Movement & Interaction Corridors

  • Whaling & trade: Honolulu became a central provisioning port for Pacific fleets.

  • Labor migration: Thousands of workers from Asia and Portugal reshaped demographics and culture.

  • Tourism: From the early 20th century, Honolulu developed into a Pacific resort, accelerated after WWII with jet travel.

  • Military corridors: Pearl Harbor became the linchpin of U.S. Pacific defense; Midway’s naval base was decisive in WWII. Postwar, Hawai‘i remained a hub for Cold War deployments.

Cultural & Symbolic Expressions

  • Hawaiian monarchy: Retained sovereignty until U.S. overthrow of Queen Lili‘uokalani (1893). Hawaiian language, hula, and chants preserved heritage amid missionary and settler suppression.

  • Hybrid culture: Immigrant traditions blended with Native Hawaiian life—Japanese bon dances, Portuguese malasadas, Filipino music, all mixing with hula and slack-key guitar.

  • Religion: Christianity dominated after missionary efforts, but Hawaiian cosmologies endured in rural practice and revivals.

  • Nationalism: Hawaiian sovereignty movements persisted underground after annexation, resurfacing in the mid-20th century.

Environmental Adaptation & Resilience

  • Traditional strategies: Irrigated taro terraces and fishponds maintained food security, especially in valleys beyond plantation zones.

  • Plantation adaptation: Immigrant households cultivated backyard gardens, mixing taro, rice, bananas, and pigs for resilience.

  • Tourism & military: Hawaiians adapted by merging traditions with new economies—hula in hotels, lei-making for visitors, land leased for bases.

Political & Military Shocks

  • Colonial encounters:

    • 1820s–1890s: Missionaries, whalers, and traders eroded Hawaiian sovereignty.

    • 1893: Overthrow of Hawaiian monarchy by American planters and U.S. Marines.

    • 1898: Annexation by the United States.

  • Territorial status: Hawai‘i governed as U.S. territory (1900–1959).

  • World War II: Pearl Harbor attacked (1941); Hawai‘i under martial law until 1944; Midway battle (1942) pivotal in Pacific war.

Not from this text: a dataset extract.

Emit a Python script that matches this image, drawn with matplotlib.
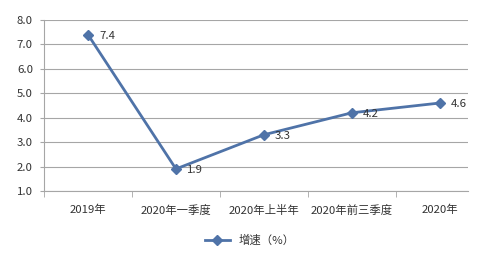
import matplotlib
matplotlib.use("Agg")
import matplotlib.pyplot as plt
import numpy as np

plt.rcParams['font.family'] = ['Noto Sans CJK SC', 'DejaVu Sans']

categories = ['2019年', '2020年一季度', '2020年上半年', '2020年前三季度', '2020年']
growth = [7.4, 1.9, 3.3, 4.2, 4.6]
series_name = '增速（%）'

line_color = '#4F73A8'
text_color = '#333333'
grid_color = '#A6A6A6'

fig = plt.figure(figsize=(5.0, 2.58), dpi=100)
ax = fig.add_axes([0.088, 0.26, 0.848, 0.6625])

x = np.arange(len(categories))
ax.plot(x, growth, color=line_color, lw=2, marker='D', markersize=5,
        label=series_name)
for xi, v in zip(x, growth):
    ax.annotate(f'{v:.1f}', (xi, v), xytext=(8, -1), textcoords='offset points',
                va='center', ha='left', fontsize=8.2, color=text_color)

ax.set_xlim(-0.5, 4.32)
ax.set_ylim(1.0, 8.0)
ax.set_yticks(np.arange(1, 9, 1))
ax.set_yticklabels([f'{v:.1f}' for v in range(1, 9)])
ax.set_xticks(x)
ax.set_xticklabels(categories)
ax.set_xticks(np.arange(-0.5, 4.5, 1), minor=True)

ax.grid(axis='y', color=grid_color, lw=0.8)
ax.set_axisbelow(True)
for s in ['top', 'right']:
    ax.spines[s].set_visible(False)
for s in ['left', 'bottom']:
    ax.spines[s].set_color(grid_color)
    ax.spines[s].set_linewidth(0.8)

ax.tick_params(axis='x', which='major', length=0, pad=10, labelsize=8.2,
               colors=text_color)
ax.tick_params(axis='x', which='minor', length=4, color=grid_color)
ax.tick_params(axis='y', length=3, color=grid_color, labelsize=8.2,
               colors=text_color, pad=5)

fig.legend(loc='center', bbox_to_anchor=(0.50, 0.07), frameon=False,
           fontsize=8.2, handlelength=2.2, labelcolor=text_color)

fig.savefig('out.png', dpi=100)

  • Statehood: Hawai‘i became the 50th U.S. state in 1959, with booming tourism, military, and government jobs.

Transition

Between 1828 and 1971, North Polynesia transformed from a Hawaiian kingdom into a U.S. state at the crossroads of empire and the Pacific. Plantation labor, immigration, and missionary schooling reshaped demographics and culture; Pearl Harbor and Midway thrust it into world war and Cold War geopolitics. Hawaiian traditions endured amid suppression and commodification, fueling mid-20th-century revival. By 1971, North Polynesia was both a strategic military bastion and a tourism-driven economy—its Indigenous sovereignty constrained but its culture resilient, and its identity increasingly central to Pacific politics.